One of my ideas would have been that, in this world, since the Institute is already on the surface and well-known for its technology, the Insitute has its own "mascot." By mascot, I mean that the Institute created a fictional character, a sort of super genius scientist/agent who fights evil in a radio show. The reason for it is because the Institute argues that kids in the Commonwealth have no real role models and that, rather than have them look up to a guy who spends his time killing people for money or reading Pre-War comic book trash, they can hear the stories about the "amazing Doc Tesla" (or some kind of catchy name) and how he protects the Commonwealth from evil using his super smarts. I get if it's a bit goofy for your tastes, but I just like the idea of someone trying to make a good role model for kids to look up to. In-game, you'd hear kids talk about the cool radio show and how they're studying more because they want to be smart and save the world too.
In contrast to that, outside of the Institute-controlled city, you'd have the rest of the Commonwealth. While some would love to live in the Institute's city, others are a bit wary. You see, following the war, many survivors became disgusted with the use of science and technology, seeing as how much misery and grief all these "miracle" inventions gave them. Further fueling this idea of turning away from high-technology were scientists who, remorseful over their part in building the bombs, took a vow that mankind should embrace an era of "simplicity is beauty." Now, this wouldn't mean that the people you meet in game are backwater illiterates who live in shacks and have sex with each other-- instead, you'd meet people who have actual farms, working plumbing, shabby but comfortable homes, and actual skills like repairing machinery or making natural medicine.
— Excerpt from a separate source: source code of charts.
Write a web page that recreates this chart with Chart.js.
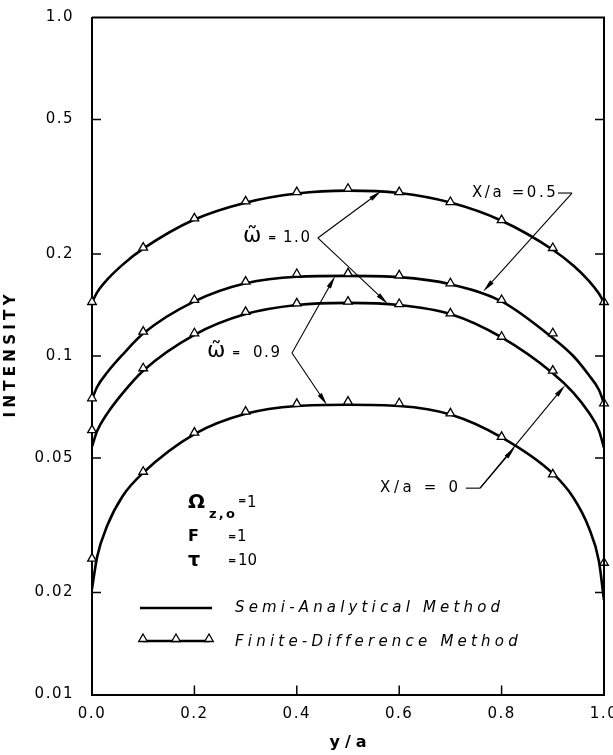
<!DOCTYPE html>
<html>
<head>
<meta charset="utf-8">
<script src="https://cdn.jsdelivr.net/npm/chart.js@4.4.1/dist/chart.umd.min.js"></script>
<style>
  html, body { margin: 0; padding: 0; background: #fff; }
  #wrap { width: 613px; height: 755px; }
</style>
</head>
<body>
<div id="wrap"><canvas id="myChart" width="613" height="755"></canvas></div>
<script>
// finite-difference points (triangles), y/a positions
var fdX = [0.0, 0.1, 0.2, 0.3, 0.4, 0.5, 0.6, 0.7, 0.8, 0.9, 1.0];
var fdHalfW10 = [0.1444, 0.209, 0.255, 0.2864, 0.305, 0.312, 0.305, 0.285, 0.252, 0.2085, 0.1444];   // X/a=0.5, w=1.0
var fdHalfW09 = [0.075, 0.118, 0.1464, 0.1658, 0.1747, 0.1755, 0.173, 0.164, 0.1464, 0.1167, 0.0725]; // X/a=0.5, w=0.9
var fdZeroW10 = [0.0604, 0.092, 0.1167, 0.135, 0.143, 0.1447, 0.1424, 0.1337, 0.114, 0.0905, null];  // X/a=0, w=1.0
var fdZeroW09 = [0.0252, 0.0455, 0.0594, 0.0685, 0.0722, 0.0733, 0.0725, 0.0677, 0.0577, 0.0447, 0.0245]; // X/a=0, w=0.9

// semi-analytical curves (solid lines)
var saX = [0, 0.01, 0.03, 0.06, 0.1, 0.2, 0.3, 0.4, 0.5, 0.6, 0.7, 0.8, 0.9, 0.94, 0.97, 0.99, 1.0];
var saHalfW10 = [0.144, 0.1542, 0.1683, 0.1862, 0.2075, 0.253, 0.2838, 0.302, 0.308, 0.303, 0.284, 0.251, 0.206, 0.185, 0.167, 0.153, 0.144];
var saHalfW09 = [0.0745, 0.081, 0.0895, 0.101, 0.1165, 0.145, 0.164, 0.1715, 0.1725, 0.171, 0.163, 0.145, 0.113, 0.100, 0.088, 0.0795, 0.0725];
var saZeroW10 = [0.054, 0.060, 0.0677, 0.0777, 0.0905, 0.1155, 0.133, 0.1415, 0.1435, 0.1415, 0.133, 0.1135, 0.089, 0.078, 0.0682, 0.0603, 0.0535];
var saZeroW09 = [0.0205, 0.0255, 0.0316, 0.0386, 0.0452, 0.0588, 0.0675, 0.0712, 0.0718, 0.0712, 0.0672, 0.0575, 0.045, 0.0382, 0.0312, 0.0248, 0.019];

var yTickValues = [0.01, 0.02, 0.05, 0.1, 0.2, 0.5, 1.0];
var yTickLabels = ["0.01", "0.02", "0.05", "0.1", "0.2", "0.5", "1.0"];
var xTickValues = [0, 0.2, 0.4, 0.6, 0.8, 1.0];
var xTickLabels = ["0.0", "0.2", "0.4", "0.6", "0.8", "1.0"];
var legendLabels = ["Semi-Analytical Method", "Finite-Difference Method"];

var FONT = "'DejaVu Sans', sans-serif";

function toPoints(xs, ys) {
    var pts = [];
    for (var i = 0; i < xs.length; i++) {
        if (ys[i] !== null) pts.push({ x: xs[i], y: ys[i] });
    }
    return pts;
}

function fdSet(label, ys) {
    return {
        label: label, data: toPoints(fdX, ys), showLine: false, clip: false,
        pointStyle: "triangle", pointRadius: 5, pointBackgroundColor: "#fff",
        pointBorderColor: "#000", pointBorderWidth: 1.3
    };
}

function saSet(label, ys) {
    return {
        label: label, data: toPoints(saX, ys), showLine: true, pointRadius: 0,
        borderColor: "#000", borderWidth: 2.6, cubicInterpolationMode: "monotone", fill: false
    };
}

// draw text stretched to the width of the original lettering
function spacedText(c, text, x, y, font, width, align) {
    c.save();
    c.font = font;
    c.letterSpacing = "0px";
    var n = Array.from(text).length;
    var sp = n > 1 ? (width - c.measureText(text).width) / (n - 1) : 0;
    c.letterSpacing = sp + "px";
    c.textBaseline = "middle";
    c.textAlign = "left";
    c.fillStyle = "#000";
    c.fillText(text, align === "center" ? x - width / 2 : x, y);
    c.restore();
}

function arrow(c, x0, y0, x1, y1) {
    var a = Math.atan2(y1 - y0, x1 - x0), len = 13, half = 2.4;
    c.beginPath();
    c.moveTo(x0, y0);
    c.lineTo(x1 - Math.cos(a) * len * 0.7, y1 - Math.sin(a) * len * 0.7);
    c.stroke();
    c.beginPath();
    c.moveTo(x1, y1);
    c.lineTo(x1 - Math.cos(a) * len + Math.sin(a) * half, y1 - Math.sin(a) * len - Math.cos(a) * half);
    c.lineTo(x1 - Math.cos(a) * len - Math.sin(a) * half, y1 - Math.sin(a) * len + Math.cos(a) * half);
    c.closePath();
    c.fill();
}

function triangle(c, x, y, r) {
    c.beginPath();
    c.moveTo(x, y - r);
    c.lineTo(x + r * 0.866, y + r * 0.5);
    c.lineTo(x - r * 0.866, y + r * 0.5);
    c.closePath();
    c.fill();
    c.stroke();
}

var sketchPlugin = {
    id: "sketch",
    beforeDraw: function (chart) {
        chart.ctx.letterSpacing = "1.5px";
    },
    afterDraw: function (chart) {
        var c = chart.ctx, a = chart.chartArea;
        var xs = chart.scales.x, ys = chart.scales.y;
        function px(v) { return xs.getPixelForValue(v); }
        function py(v) { return ys.getPixelForValue(v); }

        c.save();
        c.letterSpacing = "0px";
        c.strokeStyle = "#000";
        c.fillStyle = "#000";

        //frame top and right
        c.lineWidth = 2;
        c.beginPath();
        c.moveTo(a.left, a.top);
        c.lineTo(a.right, a.top);
        c.lineTo(a.right, a.bottom);
        c.stroke();

        //inward ticks
        c.lineWidth = 1.5;
        yTickValues.forEach(function (v) {
            if (v <= 0.01 || v >= 1) return;
            var y = py(v);
            c.beginPath();
            c.moveTo(a.left, y); c.lineTo(a.left + 9, y);
            c.moveTo(a.right, y); c.lineTo(a.right - 9, y);
            c.stroke();
        });
        xTickValues.forEach(function (v) {
            if (v <= 0 || v >= 1) return;
            var x = px(v);
            c.beginPath();
            c.moveTo(x, a.bottom); c.lineTo(x, a.bottom - 9);
            c.stroke();
        });

        //arrows
        c.lineWidth = 1.1;
        var v1 = [px(0.441), py(0.2232)];
        arrow(c, v1[0], v1[1], px(0.565), py(0.307));
        arrow(c, v1[0], v1[1], px(0.578), py(0.1425));
        var v2 = [px(0.3906), py(0.1021)];
        arrow(c, v2[0], v2[1], px(0.475), py(0.1722));
        arrow(c, v2[0], v2[1], px(0.459), py(0.0716));
        c.beginPath();
        c.moveTo(px(0.910), py(0.303));
        c.lineTo(px(0.9375), py(0.303));
        c.stroke();
        arrow(c, px(0.9375), py(0.303), px(0.764), py(0.155));
        c.beginPath();
        c.moveTo(px(0.730), py(0.0407));
        c.lineTo(px(0.758), py(0.0407));
        c.stroke();
        arrow(c, px(0.758), py(0.0407), px(0.826), py(0.0538));
        arrow(c, px(0.758), py(0.0407), px(0.924), py(0.082));

        //annotation text
        var plain = "15px " + FONT;
        var small = "bold 10px " + FONT;
        c.font = "22px " + FONT;
        c.textBaseline = "middle";
        c.fillText("\u03C9\u0303", 243, py(0.2232) - 2);
        spacedText(c, "=", 268, py(0.2232), small, 6);
        spacedText(c, "1.0", 283, py(0.2232), plain, 27);
        c.font = "22px " + FONT;
        c.fillText("\u03C9\u0303", 207, py(0.1021) - 2);
        spacedText(c, "=", 232, py(0.1021), small, 6);
        spacedText(c, "0.9", 253, py(0.1021), plain, 27);
        spacedText(c, "X/a =0.5", px(0.742), py(0.303), plain, 84);
        spacedText(c, "X/a = 0", px(0.5625), py(0.0407), plain, 78);

        //parameters
        c.font = "bold 20px " + FONT;
        c.fillText("\u03A9", 188, 503);
        spacedText(c, "z,o", 209, 515, "bold 13px " + FONT, 26);
        spacedText(c, "=", 238, 501, small, 6);
        spacedText(c, "1", 247, 503, plain, 4);
        c.font = "bold 16px " + FONT;
        c.fillText("F", 188, 537);
        spacedText(c, "=", 228, 537, small, 6);
        spacedText(c, "1", 237, 537, plain, 4);
        c.font = "bold 19px " + FONT;
        c.fillText("\u03C4", 188, 561);
        spacedText(c, "=", 228, 561, small, 6);
        spacedText(c, "10", 238, 561, plain, 19);

        //legend
        c.lineWidth = 2.6;
        c.beginPath();
        c.moveTo(140, 608); c.lineTo(212, 608);
        c.moveTo(143, 641); c.lineTo(209, 641);
        c.stroke();
        c.lineWidth = 1.3;
        c.fillStyle = "#fff";
        triangle(c, 143, 639, 5);
        triangle(c, 176, 639, 5);
        triangle(c, 209, 639, 5);
        c.fillStyle = "#000";
        var ital = "oblique 15px " + FONT;
        spacedText(c, legendLabels[0], 235, 608, ital, 265);
        spacedText(c, legendLabels[1], 235, 642, ital, 283);

        //axis titles
        spacedText(c, "y/a", (a.left + a.right) / 2, 743, "bold 16px " + FONT, 37, "center");
        c.save();
        c.translate(11, (a.top + a.bottom) / 2);
        c.rotate(-Math.PI / 2);
        spacedText(c, "INTENSITY", 0, 0, "bold 15px " + FONT, 123, "center");
        c.restore();

        c.restore();
    }
};

var myChart = document.getElementById("myChart").getContext("2d");
var intensityChart = new Chart(myChart, {
    type: "scatter",
    data: {
        datasets: [
            fdSet("Finite-Difference, X/a=0.5, w=1.0", fdHalfW10),
            fdSet("Finite-Difference, X/a=0.5, w=0.9", fdHalfW09),
            fdSet("Finite-Difference, X/a=0, w=1.0", fdZeroW10),
            fdSet("Finite-Difference, X/a=0, w=0.9", fdZeroW09),
            saSet("Semi-Analytical, X/a=0.5, w=1.0", saHalfW10),
            saSet("Semi-Analytical, X/a=0.5, w=0.9", saHalfW09),
            saSet("Semi-Analytical, X/a=0, w=1.0", saZeroW10),
            saSet("Semi-Analytical, X/a=0, w=0.9", saZeroW09)
        ]
    },
    options: {
        responsive: false,
        animation: false,
        devicePixelRatio: 1,
        layout: { padding: { top: 17.5, right: 9, bottom: 0, left: 0 } },
        plugins: {
            legend: { display: false },
            tooltip: { enabled: false }
        },
        scales: {
            x: {
                type: "linear",
                position: "bottom",
                min: 0,
                max: 1,
                afterBuildTicks: function (s) {
                    s.ticks = xTickValues.map(function (v) { return { value: v }; });
                },
                afterFit: function (s) {
                    s.height = 60.5;
                    s.paddingLeft = 0;
                    s.paddingRight = 0;
                },
                grid: { display: false, drawTicks: false },
                border: { display: true, color: "#000", width: 2 },
                ticks: {
                    autoSkip: false, maxRotation: 0, padding: 11, color: "#000",
                    font: { family: FONT, size: 15 },
                    callback: function (v, i) { return xTickLabels[i]; }
                }
            },
            y: {
                type: "logarithmic",
                position: "left",
                min: 0.01,
                max: 1,
                afterBuildTicks: function (s) {
                    s.ticks = yTickValues.map(function (v) { return { value: v }; });
                },
                afterFit: function (s) {
                    s.width = 92;
                    s.paddingTop = 0;
                    s.paddingBottom = 0;
                },
                grid: { display: false, drawTicks: false },
                border: { display: true, color: "#000", width: 2 },
                ticks: {
                    autoSkip: false, padding: 18, color: "#000",
                    font: { family: FONT, size: 15 },
                    callback: function (v, i) { return yTickLabels[i]; }
                }
            }
        }
    },
    plugins: [sketchPlugin]
});
</script>
</body>
</html>
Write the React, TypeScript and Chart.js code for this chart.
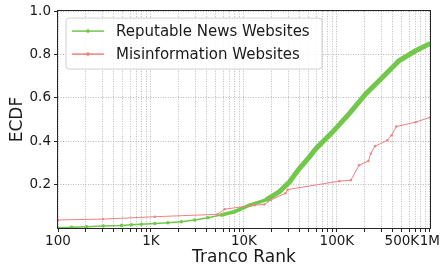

They didn't reject technology to live like cavemen, but they live a life of simplicity. No Mr. Handies, no nuclear-powered generators, nothing that isn't more advanced than a water wheel or a steam generator. These people trust farmers, plumbers, and machinists more than a doctor or a scientist. After all, if you're not controlling the machine, who's to say it's not controlling you?
I actually like the radio show idea. You get another bit of reference to 50's retro stuff, while at the same time it's actually justified in-story as a bit of propaganda designed to be kid-friendly.
Speaking of propaganda, how do you envision the trend of luddite-lites (or Luddlites, if you will) interacting with the Brotherhood? Again, my idea for them is that they only have small missions and scouting forces in the Commonwealth rather than a massive army, but maybe if we were combining the ideas, the Brotherhood's main effort here is a series of embassies, where they push the ideas of "yes, technology unfettered is bad, you're right. The knowledge should be preserved, and options of high-tech countermeasures against grave threats should be kept, but that's what makes it important that scientific knowledge be safeguarded in responsible hands. Like, you know, ours."